--- start of Records shown ---
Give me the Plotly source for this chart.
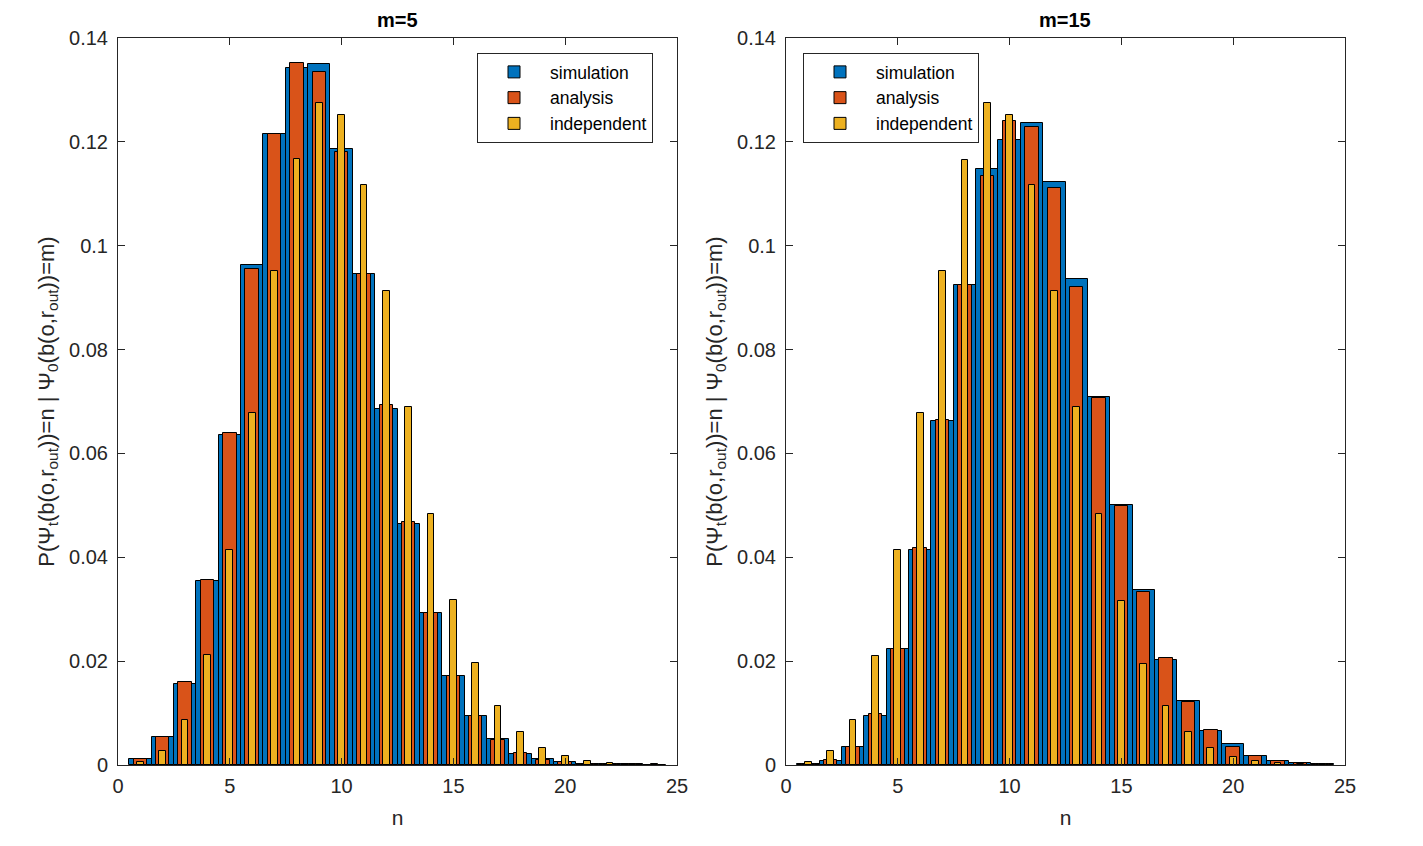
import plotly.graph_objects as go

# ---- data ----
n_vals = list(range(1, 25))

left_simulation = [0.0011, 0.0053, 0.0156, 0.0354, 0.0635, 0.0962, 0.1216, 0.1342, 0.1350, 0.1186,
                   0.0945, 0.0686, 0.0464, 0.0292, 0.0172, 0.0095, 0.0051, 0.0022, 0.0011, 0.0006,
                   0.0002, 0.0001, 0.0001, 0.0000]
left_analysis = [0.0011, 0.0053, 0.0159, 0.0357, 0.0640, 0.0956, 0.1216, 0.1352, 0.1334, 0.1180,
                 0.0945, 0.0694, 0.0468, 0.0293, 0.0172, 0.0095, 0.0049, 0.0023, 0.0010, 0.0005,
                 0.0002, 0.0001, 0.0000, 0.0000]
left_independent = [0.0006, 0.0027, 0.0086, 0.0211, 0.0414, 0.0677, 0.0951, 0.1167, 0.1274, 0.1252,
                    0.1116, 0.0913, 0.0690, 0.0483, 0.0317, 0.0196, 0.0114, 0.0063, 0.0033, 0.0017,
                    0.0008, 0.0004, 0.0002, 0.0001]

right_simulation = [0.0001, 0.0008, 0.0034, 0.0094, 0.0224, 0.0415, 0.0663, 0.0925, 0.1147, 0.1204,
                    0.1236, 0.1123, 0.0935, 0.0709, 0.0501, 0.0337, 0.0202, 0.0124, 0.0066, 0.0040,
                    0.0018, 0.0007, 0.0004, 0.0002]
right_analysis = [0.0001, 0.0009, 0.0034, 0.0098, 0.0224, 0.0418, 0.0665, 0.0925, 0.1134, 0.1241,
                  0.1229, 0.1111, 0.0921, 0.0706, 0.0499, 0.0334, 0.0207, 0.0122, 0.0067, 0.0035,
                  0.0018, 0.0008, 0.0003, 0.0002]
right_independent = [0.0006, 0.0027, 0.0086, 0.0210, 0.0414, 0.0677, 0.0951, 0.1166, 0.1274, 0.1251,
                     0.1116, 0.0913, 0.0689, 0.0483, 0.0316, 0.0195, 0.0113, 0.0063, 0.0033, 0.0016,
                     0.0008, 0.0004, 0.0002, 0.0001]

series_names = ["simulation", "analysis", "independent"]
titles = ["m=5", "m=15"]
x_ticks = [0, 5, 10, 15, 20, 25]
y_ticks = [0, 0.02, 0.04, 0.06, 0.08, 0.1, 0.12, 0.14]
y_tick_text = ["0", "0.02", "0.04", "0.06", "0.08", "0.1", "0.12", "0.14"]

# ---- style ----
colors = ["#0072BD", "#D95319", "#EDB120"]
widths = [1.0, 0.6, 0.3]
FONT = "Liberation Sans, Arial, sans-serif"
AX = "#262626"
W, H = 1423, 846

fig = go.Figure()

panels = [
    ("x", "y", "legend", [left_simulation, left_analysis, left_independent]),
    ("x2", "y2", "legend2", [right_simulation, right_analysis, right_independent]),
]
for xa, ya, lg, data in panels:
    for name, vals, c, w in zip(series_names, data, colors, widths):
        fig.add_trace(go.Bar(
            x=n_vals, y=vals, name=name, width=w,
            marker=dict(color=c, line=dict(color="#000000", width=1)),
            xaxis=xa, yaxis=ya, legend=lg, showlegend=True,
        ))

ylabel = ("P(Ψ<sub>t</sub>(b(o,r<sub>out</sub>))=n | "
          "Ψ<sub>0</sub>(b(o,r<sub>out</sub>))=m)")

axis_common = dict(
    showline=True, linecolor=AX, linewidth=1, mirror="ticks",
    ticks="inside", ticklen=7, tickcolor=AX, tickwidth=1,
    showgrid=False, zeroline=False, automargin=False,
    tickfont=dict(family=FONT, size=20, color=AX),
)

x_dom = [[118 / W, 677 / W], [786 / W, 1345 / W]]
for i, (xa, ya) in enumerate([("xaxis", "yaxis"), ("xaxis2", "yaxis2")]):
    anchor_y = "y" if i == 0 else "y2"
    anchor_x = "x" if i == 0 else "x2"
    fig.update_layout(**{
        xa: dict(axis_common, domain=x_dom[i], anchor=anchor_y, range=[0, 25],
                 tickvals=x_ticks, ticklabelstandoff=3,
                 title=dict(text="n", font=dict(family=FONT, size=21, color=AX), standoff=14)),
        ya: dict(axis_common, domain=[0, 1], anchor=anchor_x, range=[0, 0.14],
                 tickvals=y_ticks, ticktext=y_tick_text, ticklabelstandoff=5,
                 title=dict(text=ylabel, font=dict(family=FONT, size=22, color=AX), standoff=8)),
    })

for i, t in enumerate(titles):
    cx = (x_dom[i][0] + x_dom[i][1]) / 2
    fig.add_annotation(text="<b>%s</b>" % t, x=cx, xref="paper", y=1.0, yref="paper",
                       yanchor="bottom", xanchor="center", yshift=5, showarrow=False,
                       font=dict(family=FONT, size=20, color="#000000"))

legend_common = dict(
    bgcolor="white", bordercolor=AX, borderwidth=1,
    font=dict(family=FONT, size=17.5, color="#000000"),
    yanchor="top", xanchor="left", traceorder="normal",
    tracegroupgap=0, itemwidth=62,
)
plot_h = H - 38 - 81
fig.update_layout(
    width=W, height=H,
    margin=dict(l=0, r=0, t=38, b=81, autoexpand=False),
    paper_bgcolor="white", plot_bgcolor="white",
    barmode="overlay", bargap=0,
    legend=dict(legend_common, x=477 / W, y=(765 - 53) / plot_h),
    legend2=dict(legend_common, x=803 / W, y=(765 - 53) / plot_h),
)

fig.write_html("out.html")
--- end of Records shown ---
--- start of Records shown ---
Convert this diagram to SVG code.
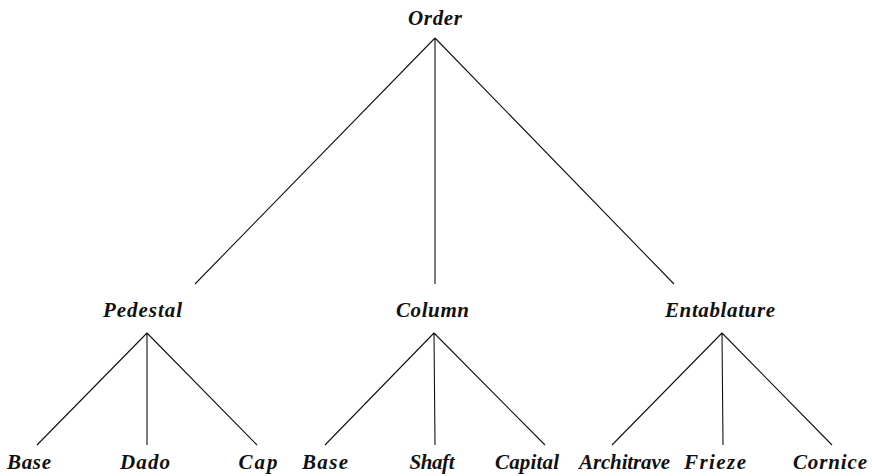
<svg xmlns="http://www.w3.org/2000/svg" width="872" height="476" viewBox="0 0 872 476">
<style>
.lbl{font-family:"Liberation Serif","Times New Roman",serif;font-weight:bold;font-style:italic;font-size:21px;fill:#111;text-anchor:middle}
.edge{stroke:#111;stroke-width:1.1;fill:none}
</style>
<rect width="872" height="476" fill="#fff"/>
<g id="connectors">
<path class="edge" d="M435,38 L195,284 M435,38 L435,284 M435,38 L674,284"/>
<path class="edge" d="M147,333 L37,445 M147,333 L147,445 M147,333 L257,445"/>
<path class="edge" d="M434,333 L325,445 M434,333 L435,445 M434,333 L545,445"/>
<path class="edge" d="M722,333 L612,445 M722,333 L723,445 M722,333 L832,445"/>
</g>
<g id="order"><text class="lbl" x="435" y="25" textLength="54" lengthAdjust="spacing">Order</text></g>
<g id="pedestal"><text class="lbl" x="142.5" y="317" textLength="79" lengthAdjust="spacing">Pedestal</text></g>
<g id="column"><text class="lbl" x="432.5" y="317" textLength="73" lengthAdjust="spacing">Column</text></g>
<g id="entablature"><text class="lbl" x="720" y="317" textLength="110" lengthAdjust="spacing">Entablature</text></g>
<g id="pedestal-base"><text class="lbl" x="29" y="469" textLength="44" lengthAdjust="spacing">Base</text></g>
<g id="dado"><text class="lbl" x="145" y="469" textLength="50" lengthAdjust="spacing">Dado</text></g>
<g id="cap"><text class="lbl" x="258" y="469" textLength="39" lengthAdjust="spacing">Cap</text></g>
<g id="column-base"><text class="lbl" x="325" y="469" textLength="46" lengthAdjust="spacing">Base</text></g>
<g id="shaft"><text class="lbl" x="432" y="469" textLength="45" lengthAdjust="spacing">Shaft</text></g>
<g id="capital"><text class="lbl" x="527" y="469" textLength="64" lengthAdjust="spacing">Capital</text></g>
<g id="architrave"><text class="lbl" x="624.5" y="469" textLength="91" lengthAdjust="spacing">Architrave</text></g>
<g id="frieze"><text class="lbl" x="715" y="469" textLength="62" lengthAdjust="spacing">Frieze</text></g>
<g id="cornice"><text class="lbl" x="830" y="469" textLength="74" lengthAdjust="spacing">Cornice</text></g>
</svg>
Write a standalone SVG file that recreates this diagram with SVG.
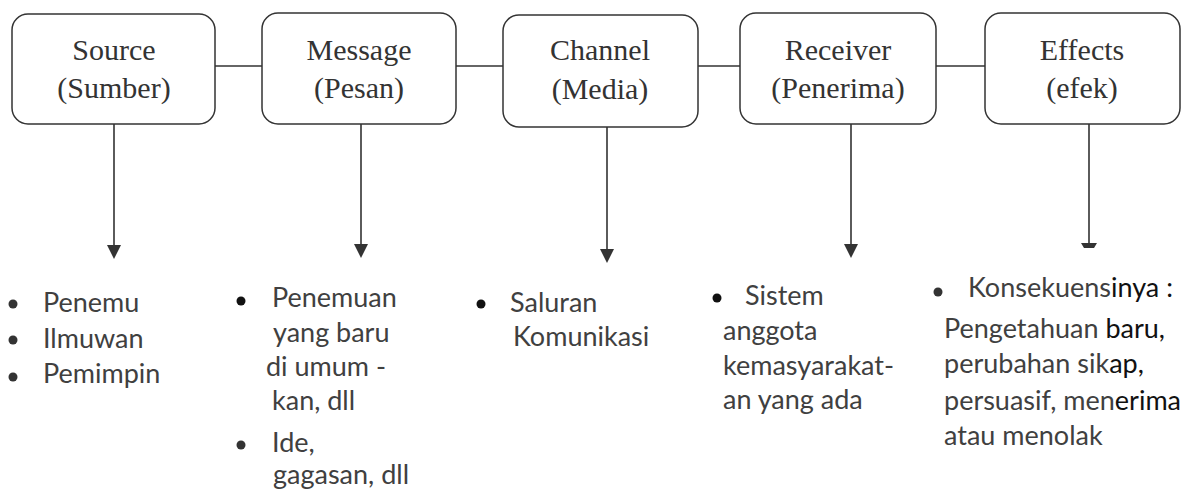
--- end of Records shown ---
◆ **What is asked**: The copy should hold exactly the lines from the line with "Give me the Plotly source for this chart." to the line with "fig = go.Figure()", both ends in, set down without any pictures and with nothing added.

◆ **Task result**:
Give me the Plotly source for this chart.
import plotly.graph_objects as go

# ---- data ----
n_vals = list(range(1, 25))

left_simulation = [0.0011, 0.0053, 0.0156, 0.0354, 0.0635, 0.0962, 0.1216, 0.1342, 0.1350, 0.1186,
                   0.0945, 0.0686, 0.0464, 0.0292, 0.0172, 0.0095, 0.0051, 0.0022, 0.0011, 0.0006,
                   0.0002, 0.0001, 0.0001, 0.0000]
left_analysis = [0.0011, 0.0053, 0.0159, 0.0357, 0.0640, 0.0956, 0.1216, 0.1352, 0.1334, 0.1180,
                 0.0945, 0.0694, 0.0468, 0.0293, 0.0172, 0.0095, 0.0049, 0.0023, 0.0010, 0.0005,
                 0.0002, 0.0001, 0.0000, 0.0000]
left_independent = [0.0006, 0.0027, 0.0086, 0.0211, 0.0414, 0.0677, 0.0951, 0.1167, 0.1274, 0.1252,
                    0.1116, 0.0913, 0.0690, 0.0483, 0.0317, 0.0196, 0.0114, 0.0063, 0.0033, 0.0017,
                    0.0008, 0.0004, 0.0002, 0.0001]

right_simulation = [0.0001, 0.0008, 0.0034, 0.0094, 0.0224, 0.0415, 0.0663, 0.0925, 0.1147, 0.1204,
                    0.1236, 0.1123, 0.0935, 0.0709, 0.0501, 0.0337, 0.0202, 0.0124, 0.0066, 0.0040,
                    0.0018, 0.0007, 0.0004, 0.0002]
right_analysis = [0.0001, 0.0009, 0.0034, 0.0098, 0.0224, 0.0418, 0.0665, 0.0925, 0.1134, 0.1241,
                  0.1229, 0.1111, 0.0921, 0.0706, 0.0499, 0.0334, 0.0207, 0.0122, 0.0067, 0.0035,
                  0.0018, 0.0008, 0.0003, 0.0002]
right_independent = [0.0006, 0.0027, 0.0086, 0.0210, 0.0414, 0.0677, 0.0951, 0.1166, 0.1274, 0.1251,
                     0.1116, 0.0913, 0.0689, 0.0483, 0.0316, 0.0195, 0.0113, 0.0063, 0.0033, 0.0016,
                     0.0008, 0.0004, 0.0002, 0.0001]

series_names = ["simulation", "analysis", "independent"]
titles = ["m=5", "m=15"]
x_ticks = [0, 5, 10, 15, 20, 25]
y_ticks = [0, 0.02, 0.04, 0.06, 0.08, 0.1, 0.12, 0.14]
y_tick_text = ["0", "0.02", "0.04", "0.06", "0.08", "0.1", "0.12", "0.14"]

# ---- style ----
colors = ["#0072BD", "#D95319", "#EDB120"]
widths = [1.0, 0.6, 0.3]
FONT = "Liberation Sans, Arial, sans-serif"
AX = "#262626"
W, H = 1423, 846

fig = go.Figure()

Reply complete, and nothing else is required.